EEP. YES, I’ve only done high acid so far but horror stories like these are never good, are they? Whenever I write about canning here, I always add heavy disclaimer/caveats to follow only trusted recipes, such as those from Ball. I’m curious to know if you have any more details – what exactly had they done wrong??? Did they try canning low-acid foods in a boiling-water canner, for instance??? Or make up their own recipe?
Very cool!
Several years back I started making our own freezer jam. It started because my son was very picky and didn’t like ‘chunks’ in his jam. So, I use the whole fruit but instead of roughly chopping it, I puree it up so there are no ‘chunks’. We discovered that we like the homemade jam so much better that I rarely buy it at the store any more.
I wish more people would give it a try! It’s one of the easiest things to can, and as you’ve pointed out, it can also be frozen.

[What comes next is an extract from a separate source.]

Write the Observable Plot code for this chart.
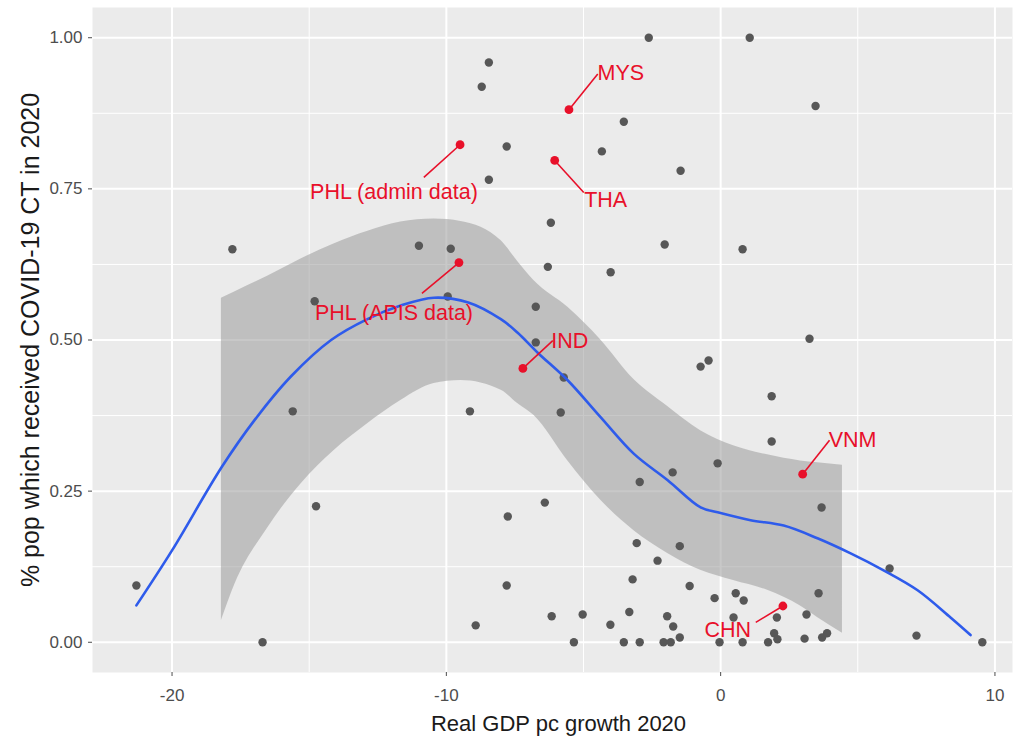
<!DOCTYPE html>
<html>
<head>
<meta charset="utf-8">
<script src="https://cdn.jsdelivr.net/npm/d3@7"></script>
<script src="https://cdn.jsdelivr.net/npm/@observablehq/plot@0.6"></script>
<style>
  html, body { margin: 0; padding: 0; background: #ffffff; }
  #chart { width: 1020px; height: 740px; }
</style>
</head>
<body>
<div id="chart"></div>
<script>
// ---- Data ----
// Gray points: real GDP per-capita growth 2020 (x) vs share of population receiving COVID-19 CT (y)
const gdpGrowth = [
  -8.45, -8.71, -7.80, -8.45, -17.8, -11.0, -9.84, -14.8, -9.95, -2.62,
   1.06,  3.46, -3.53, -4.33, -1.46, -6.19, -2.04,  0.80, -6.30, -4.01,
  -6.74, -6.74,  3.24, -0.44, -0.73, -15.6, -9.14, -14.75, -7.76, -21.3,
  -7.80, -8.93, -16.7,  1.86, -5.83,  1.86, -0.11, -1.75, -2.95, -6.41,
   3.68, -3.06, -1.49, -2.30,  6.16, -3.21, -1.13, -0.22,  0.55,  0.84,
   3.57, -6.16, -5.03, -3.33, -1.95,  0.47,  2.05,  3.13, -4.02, -1.73,
  -1.49,  1.95,  2.07,  3.06,  3.70,  3.88,  7.14, -5.35, -3.53, -2.95,
  -2.08, -1.82, -0.04,  0.80,  1.73,  9.54, -5.72
];
const ctShare = [
  0.959, 0.919, 0.820, 0.765, 0.650, 0.656, 0.651, 0.564, 0.572, 1.000,
  1.000, 0.887, 0.861, 0.812, 0.780, 0.694, 0.658, 0.650, 0.621, 0.612,
  0.555, 0.496, 0.502, 0.466, 0.456, 0.382, 0.382, 0.225, 0.208, 0.094,
  0.094, 0.028, 0.000, 0.407, 0.380, 0.332, 0.296, 0.281, 0.265, 0.231,
  0.223, 0.164, 0.159, 0.135, 0.122, 0.104, 0.093, 0.073, 0.081, 0.069,
  0.081, 0.043, 0.046, 0.050, 0.043, 0.041, 0.041, 0.046, 0.029, 0.026,
  0.008, 0.015, 0.005, 0.006, 0.008, 0.015, 0.011, 0.000, 0.000, 0.000,
  0.000, 0.000, 0.000, 0.000, 0.000, 0.000, 0.438
];

// Highlighted countries
const hlNames  = ["MYS", "THA", "PHL (admin data)", "PHL (APIS data)", "IND", "VNM", "CHN"];
const hlGrowth = [-5.53, -6.05, -9.50, -9.54, -7.21, 2.99, 2.27];
const hlShare  = [0.881, 0.797, 0.823, 0.628, 0.453, 0.278, 0.060];
// label anchor (text centre) and leader-line end, in data units
const labelGrowth = [-3.64, -4.19, -11.91, -11.91, -5.50, 4.81, 0.26];
const labelShare  = [0.942, 0.732, 0.745, 0.545, 0.498, 0.334, 0.020];
const leaderGrowth = [-4.48, -4.99, -10.82, -10.89, -6.12, 3.97, 1.28];
const leaderShare  = [0.940, 0.744, 0.769, 0.577, 0.499, 0.334, 0.033];

// Smoothed (loess) curve
const smoothX = [-21.3, -20.0, -18.2, -17.0, -15.66, -14.2, -12.86, -11.66, -10.45,
                 -9.2, -8.0, -7.4, -6.67, -5.57, -4.37, -3.17, -1.93, -0.73, -0.11,
                 1.09, 2.30, 3.53, 4.74, 5.94, 7.18, 8.38, 9.11];
const smoothY = [0.061, 0.152, 0.289, 0.367, 0.440, 0.500, 0.535, 0.557, 0.570,
                 0.562, 0.534, 0.512, 0.479, 0.433, 0.372, 0.312, 0.268, 0.223, 0.215,
                 0.202, 0.193, 0.172, 0.147, 0.119, 0.086, 0.041, 0.012];

// Confidence band
const bandX    = [-18.2, -17.7, -16.5, -15.3, -14.1, -12.86, -11.66, -10.45, -9.47, -8.0,
                  -7.4, -6.8, -5.57, -4.37, -3.17, -1.93, -0.73, 0.47, 1.71, 2.91, 3.53, 4.44];
const bandHigh = [0.569, 0.580, 0.606, 0.634, 0.659, 0.680, 0.695, 0.700, 0.696, 0.664,
                  0.630, 0.598, 0.554, 0.500, 0.435, 0.390, 0.350, 0.325, 0.310, 0.300, 0.297, 0.293];
const bandLow  = [0.036, 0.097, 0.190, 0.262, 0.317, 0.362, 0.400, 0.428, 0.433, 0.417,
                  0.395, 0.375, 0.300, 0.235, 0.185, 0.147, 0.119, 0.102, 0.086, 0.060, 0.041, 0.015];

// Axes
const xTicks = [-20, -10, 0, 10];
const xMinor = [-15, -5, 5];
const yTicks = [0, 0.25, 0.5, 0.75, 1];
const yMinor = [0.125, 0.375, 0.625, 0.875];
const xTitle = "Real GDP pc growth 2020";
const yTitle = "% pop which received COVID-19 CT in 2020";

// ---- Build tables ----
const points = gdpGrowth.map((g, i) => ({g, s: ctShare[i]}));
const smooth = smoothX.map((g, i) => ({g, s: smoothY[i]}));
const band = bandX.map((g, i) => ({g, lo: bandLow[i], hi: bandHigh[i]}));
const hl = hlNames.map((n, i) => ({
  name: n, g: hlGrowth[i], s: hlShare[i],
  lg: labelGrowth[i], ls: labelShare[i],
  eg: leaderGrowth[i], es: leaderShare[i]
}));

const RED = "#E8102A";
const TEXT_GRAY = "#4D4D4D";

const chart = Plot.plot({
  width: 1020,
  height: 740,
  marginLeft: 92,
  marginRight: 8,
  marginTop: 7,
  marginBottom: 68,
  style: {fontFamily: "'Liberation Sans', Arial, sans-serif", background: "#ffffff"},
  x: {domain: [-22.9, 10.64]},
  y: {domain: [-0.05, 1.05]},
  marks: [
    Plot.frame({fill: "#EBEBEB", stroke: null}),
    Plot.ruleX(xMinor, {stroke: "#ffffff", strokeWidth: 1}),
    Plot.ruleY(yMinor, {stroke: "#ffffff", strokeWidth: 1}),
    Plot.ruleX(xTicks, {stroke: "#ffffff", strokeWidth: 2}),
    Plot.ruleY(yTicks, {stroke: "#ffffff", strokeWidth: 2}),
    Plot.axisX({ticks: xTicks, tickFormat: d => String(d), tickSize: 4, tickPadding: 12, fontSize: 17, color: TEXT_GRAY, label: null}),
    Plot.axisY({ticks: yTicks, tickFormat: d3.format(".2f"), tickSize: 4, tickPadding: 6, fontSize: 17, color: TEXT_GRAY, label: null}),
    Plot.areaY(band, {x: "g", y1: "lo", y2: "hi", fill: "#9A9A9A", fillOpacity: 0.55, curve: "monotone-x"}),
    Plot.dot(points, {x: "g", y: "s", r: 4.2, fill: "#575757", stroke: null}),
    Plot.line(smooth, {x: "g", y: "s", stroke: "#2E5BEB", strokeWidth: 2.6, curve: "catmull-rom"}),
    Plot.link(hl, {x1: "g", y1: "s", x2: "eg", y2: "es", stroke: RED, strokeWidth: 1.6}),
    Plot.dot(hl, {x: "g", y: "s", r: 4.4, fill: RED, stroke: null}),
    Plot.text(hl, {x: "lg", y: "ls", text: "name", fill: RED, fontSize: 21.5, textAnchor: "middle"}),
    Plot.text([xTitle], {frameAnchor: "bottom", dy: 51, dx: 6, fontSize: 22, fill: "#1a1a1a", textAnchor: "middle", lineAnchor: "middle"}),
    Plot.text([yTitle], {frameAnchor: "left", dx: -62, rotate: -90, fontSize: 25, fill: "#1a1a1a", textAnchor: "middle", lineAnchor: "middle"})
  ]
});

document.getElementById("chart").appendChild(chart);
</script>
</body>
</html>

I love these posts from Jessica! They are so interesting and inspiring. I’m chuckling at how she’s willing to hunt and process all her own meat but making almond milk and hummus is too big of a pain. We all have our own things like that, don’t we? For me, I make all our sandwich bread, baguettes, pizza dough, gnocchi, etc. but I totally refuse to make crackers from scratch. Why am I willing to make gnocchi but not crackers? Honestly it just comes down to personal preference and what I’m used to doing.
Anyway, thanks for these great posts! I am really inspired.
I think you’re right. I’ve done my own almond milk before – but from almond butter, not soaked almonds. I do think it comes down to what matters & works for you & your family.
I enjoyed reading & sharing Jessica’s stories too.